WHAT THE TASK ASKS –
Filter the records for lines holding the string "with".

EXERCISE DATA –

* begin *

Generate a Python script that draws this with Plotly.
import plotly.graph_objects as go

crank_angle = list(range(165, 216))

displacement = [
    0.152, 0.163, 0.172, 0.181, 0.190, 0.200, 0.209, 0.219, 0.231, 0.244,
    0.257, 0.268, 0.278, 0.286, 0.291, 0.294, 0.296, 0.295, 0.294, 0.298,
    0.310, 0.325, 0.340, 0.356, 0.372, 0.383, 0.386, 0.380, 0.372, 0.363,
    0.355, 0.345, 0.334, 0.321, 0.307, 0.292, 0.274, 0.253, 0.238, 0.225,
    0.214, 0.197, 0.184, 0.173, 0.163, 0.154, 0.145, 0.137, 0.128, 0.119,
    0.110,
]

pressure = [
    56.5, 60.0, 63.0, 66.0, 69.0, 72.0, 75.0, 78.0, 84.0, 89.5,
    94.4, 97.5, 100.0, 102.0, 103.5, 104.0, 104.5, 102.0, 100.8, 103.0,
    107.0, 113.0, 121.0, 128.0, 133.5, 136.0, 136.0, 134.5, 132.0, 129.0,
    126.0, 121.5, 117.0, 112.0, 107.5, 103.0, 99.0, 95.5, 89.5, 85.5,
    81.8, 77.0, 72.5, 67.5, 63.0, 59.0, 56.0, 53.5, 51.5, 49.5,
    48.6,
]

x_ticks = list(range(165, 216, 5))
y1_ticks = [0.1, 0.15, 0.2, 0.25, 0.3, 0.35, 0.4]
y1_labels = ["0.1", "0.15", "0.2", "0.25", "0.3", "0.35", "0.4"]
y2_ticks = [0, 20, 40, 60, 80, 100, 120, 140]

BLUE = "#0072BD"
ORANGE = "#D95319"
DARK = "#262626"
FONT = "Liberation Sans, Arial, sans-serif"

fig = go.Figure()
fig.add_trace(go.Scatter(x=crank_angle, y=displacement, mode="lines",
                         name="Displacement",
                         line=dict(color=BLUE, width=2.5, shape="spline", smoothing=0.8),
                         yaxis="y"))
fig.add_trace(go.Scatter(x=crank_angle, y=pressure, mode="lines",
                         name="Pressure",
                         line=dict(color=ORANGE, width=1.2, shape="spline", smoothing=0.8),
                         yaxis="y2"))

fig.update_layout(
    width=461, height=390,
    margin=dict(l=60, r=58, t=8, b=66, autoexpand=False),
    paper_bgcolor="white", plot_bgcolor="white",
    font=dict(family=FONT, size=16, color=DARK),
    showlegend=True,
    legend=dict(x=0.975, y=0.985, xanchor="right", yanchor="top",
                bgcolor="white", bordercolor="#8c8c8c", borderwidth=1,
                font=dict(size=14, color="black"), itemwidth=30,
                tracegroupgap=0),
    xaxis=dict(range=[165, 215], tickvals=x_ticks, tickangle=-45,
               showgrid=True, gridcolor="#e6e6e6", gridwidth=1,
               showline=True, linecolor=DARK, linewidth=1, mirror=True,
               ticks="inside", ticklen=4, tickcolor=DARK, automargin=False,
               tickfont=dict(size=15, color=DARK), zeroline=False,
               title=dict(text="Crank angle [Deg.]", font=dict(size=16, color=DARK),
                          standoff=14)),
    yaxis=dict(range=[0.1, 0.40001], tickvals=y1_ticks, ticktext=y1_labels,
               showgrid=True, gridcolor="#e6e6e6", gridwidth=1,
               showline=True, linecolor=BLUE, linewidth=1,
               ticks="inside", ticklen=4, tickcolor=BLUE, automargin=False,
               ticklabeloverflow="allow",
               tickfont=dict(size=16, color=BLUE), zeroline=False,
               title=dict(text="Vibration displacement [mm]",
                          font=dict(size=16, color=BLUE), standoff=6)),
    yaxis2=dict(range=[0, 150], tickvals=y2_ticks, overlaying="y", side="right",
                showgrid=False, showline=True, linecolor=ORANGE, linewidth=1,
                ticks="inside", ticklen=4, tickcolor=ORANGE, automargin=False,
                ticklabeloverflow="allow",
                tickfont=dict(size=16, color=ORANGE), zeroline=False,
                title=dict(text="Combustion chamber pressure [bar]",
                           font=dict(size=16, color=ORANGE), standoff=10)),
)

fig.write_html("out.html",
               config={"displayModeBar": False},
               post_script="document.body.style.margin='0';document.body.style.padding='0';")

* end *
* begin *

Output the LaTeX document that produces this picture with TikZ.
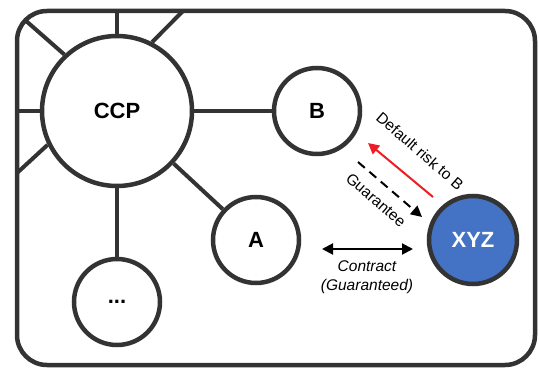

* end *

EXERCISE RESULT –
Generate a Python script that draws this with Plotly.
Output the LaTeX document that produces this picture with TikZ.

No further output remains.